Last week the Anglo Swedish Society held a splendid white tie ball at Mansion House ostensibly to celebrate the 200th Anniversary of the Alliance between the UK and Sweden but basically to have an excuse to wine and dine in spectacular surroundings. Roger Gifford, the outgoing Lord Mayor, is UK manager for Swedish bank SEB and generously allowed us access. Here I am drinking from ‘the loving cup’!
I interviewed the former and current cultural attachés for the ball programme. I attach the interviews below.
Interview with Carl Otto Werkelid, Swedish Cultural Attaché from November 2008-July 2013.
How do you think Swedish culture is perceived in the UK?
Scandinavian design as a whole is thriving in the UK, as is fashion, and even Swedish food is making its mark with Waitrose introducing a range of Nordic food products. Then of course there is the proliferation in crime fiction- the Stieg Larsson books and films, the huge success of the Wallander television series along with Swedish/Danish collaboration The Bridge and Danish Borgen.
Have you achieved what you set out to do as cultural attaché?
I need another five years! But we have achieved a great deal and have had many cultural events, both big and small, ranging from design fairs and art exhibitions to fashion events. There is a great deal of competition in London (the best of the whole world is here) but that is what makes the city so inspiring, and I think we have contributed to a wider appreciation of Swedish culture during my time here.
What have been the cultural highlights amongst your work?
Swedish Design goes to London, an exhibition of furniture, textiles and accessories, held in September 2011 at the Ambassador’s Residence was a great success – we had 1,700 visitors over two days and the exhibition received great critical acclaim. We have also had excellent literary events, amongst them a reading and discussion of Nobel prize winning author Tomas Tranströmer’s work at the British Library, in the presence of the poet. Some of Tranströmer’s work was set to music which made it a particularly special occasion.
What will you miss most about the UK when you leave?
Radio and television news programmes, Jeremy Paxman! But seriously, the quality of debates in the media is much higher in the UK than in Sweden; the Today programme is wonderful, there is nothing to match it in Sweden. I will also miss the British openess- I find them very supportive of one another, they will easily stop on the street, for example, if you look lost or need help- that is a great quality.
Are there any places in London you will miss?
The National Portrait Gallery which is a wonderful place to drop in to, the V&A, and Holland Park which is close to where I live, and has given me much pleasure over the last five years.
What do you most look forward to about returning to Sweden?
Friends and family of course, and nature which is such an integral part of Sweden. I live by the sea and it will be wonderful to return to that.
Carl Otto Werkelid’s ‘The Swedish Academy, A Year behind the Scenes’, has this year been published in English.

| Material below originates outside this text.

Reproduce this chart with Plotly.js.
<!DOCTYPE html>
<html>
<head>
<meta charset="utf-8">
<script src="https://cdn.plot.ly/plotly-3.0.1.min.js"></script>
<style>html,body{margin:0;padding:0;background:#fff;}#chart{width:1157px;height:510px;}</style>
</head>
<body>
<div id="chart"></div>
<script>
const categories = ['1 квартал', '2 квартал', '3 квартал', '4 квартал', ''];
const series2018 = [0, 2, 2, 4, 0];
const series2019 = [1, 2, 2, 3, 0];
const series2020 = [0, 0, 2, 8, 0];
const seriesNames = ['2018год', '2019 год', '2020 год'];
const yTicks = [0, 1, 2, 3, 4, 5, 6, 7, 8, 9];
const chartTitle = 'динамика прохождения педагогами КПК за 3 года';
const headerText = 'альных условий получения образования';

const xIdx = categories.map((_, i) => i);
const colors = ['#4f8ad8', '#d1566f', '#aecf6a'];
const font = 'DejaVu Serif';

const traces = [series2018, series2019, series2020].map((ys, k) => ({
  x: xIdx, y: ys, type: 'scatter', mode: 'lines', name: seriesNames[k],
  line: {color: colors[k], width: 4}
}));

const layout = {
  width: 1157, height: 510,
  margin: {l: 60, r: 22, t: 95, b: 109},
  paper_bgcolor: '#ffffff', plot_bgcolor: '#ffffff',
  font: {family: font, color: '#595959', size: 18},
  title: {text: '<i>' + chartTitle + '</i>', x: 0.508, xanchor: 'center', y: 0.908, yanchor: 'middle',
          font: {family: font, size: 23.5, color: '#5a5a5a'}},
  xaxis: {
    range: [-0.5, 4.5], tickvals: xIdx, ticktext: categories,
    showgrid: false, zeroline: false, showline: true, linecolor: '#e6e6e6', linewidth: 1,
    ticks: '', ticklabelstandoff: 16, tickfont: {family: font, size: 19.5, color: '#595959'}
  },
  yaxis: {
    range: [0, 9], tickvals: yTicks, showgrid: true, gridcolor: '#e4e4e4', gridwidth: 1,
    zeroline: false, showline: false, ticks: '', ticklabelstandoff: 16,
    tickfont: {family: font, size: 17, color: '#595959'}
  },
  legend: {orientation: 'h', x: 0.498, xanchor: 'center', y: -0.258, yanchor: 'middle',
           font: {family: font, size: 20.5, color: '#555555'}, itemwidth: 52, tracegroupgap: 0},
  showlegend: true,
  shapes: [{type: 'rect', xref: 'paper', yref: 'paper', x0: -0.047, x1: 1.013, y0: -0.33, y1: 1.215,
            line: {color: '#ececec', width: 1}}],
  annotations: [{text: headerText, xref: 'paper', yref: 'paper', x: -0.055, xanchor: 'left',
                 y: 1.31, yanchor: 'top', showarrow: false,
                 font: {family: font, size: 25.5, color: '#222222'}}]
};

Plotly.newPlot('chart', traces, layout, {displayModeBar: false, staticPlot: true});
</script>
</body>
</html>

Interview with Ellen Wettmark, started as Swedish Cultural Attaché in July 2013
What was your position/background before taking up the post of cultural attaché?
For the last six years I have held different positions at the Swedish Arts Council, always with a focus on international relations, and in 2010 I became Head of International Affairs. Prior to that I worked at the Nordic Council of Ministers as well as the Nordic Institute for Contemporary Art in Helsinki.
What do you hope to achieve during your time in the UK?
Building on the excellent work of my predecessors I hope to stimulate new collaborations as well as strengthening existing ones. Having worked in the field of visual art, I naturally gravitate towards the exciting contemporary art scene here, but I am also interested in dance, literature, film…There is a lot to do!
How do you envisage Swedish culture is perceived in Britain?
I believe there is a real interest and curiosity, and I have been surprised by the high level of knowledge from arts professionals and the general public. Sweden and Swedish culture appears to signify different things for different people: some think of dance or pop music, others of socially engaged contemporary art, while others equate it with smart, clean interior design.
What do you think is Sweden’s strongest cultural selling point?
I once heard an American professor of literature say that Scandinavian artists are the best at capturing ‘life as a disappointment’ Not very uplifting, is it? But I would say that Swedish arts and culture is extremely diverse: there is both introspection and social engagement. Swedish children’s culture is also something to be proud of; there are so many books, plays and films for children that are groundbreaking, both in terms of subject matter and artistic quality.
What do you most look forward to about living in London?
The quality and variety of the culture. London is one of the most exciting cultural cities in the world. I admire how British history and heritage can thrive simultaneously with experimental and cutting edge expression in arts and culture.
What do you expect to miss the most about Sweden?
My family; my two sisters both had a baby this year, and I would have loved to be geographically closer to them. But friends and family all seem eager to come and visit. Apart from that, the Swedish shop, close to the Embassy, caters to my cravings for Swedish sweets! Although I confess that I baked my own småkakor last week!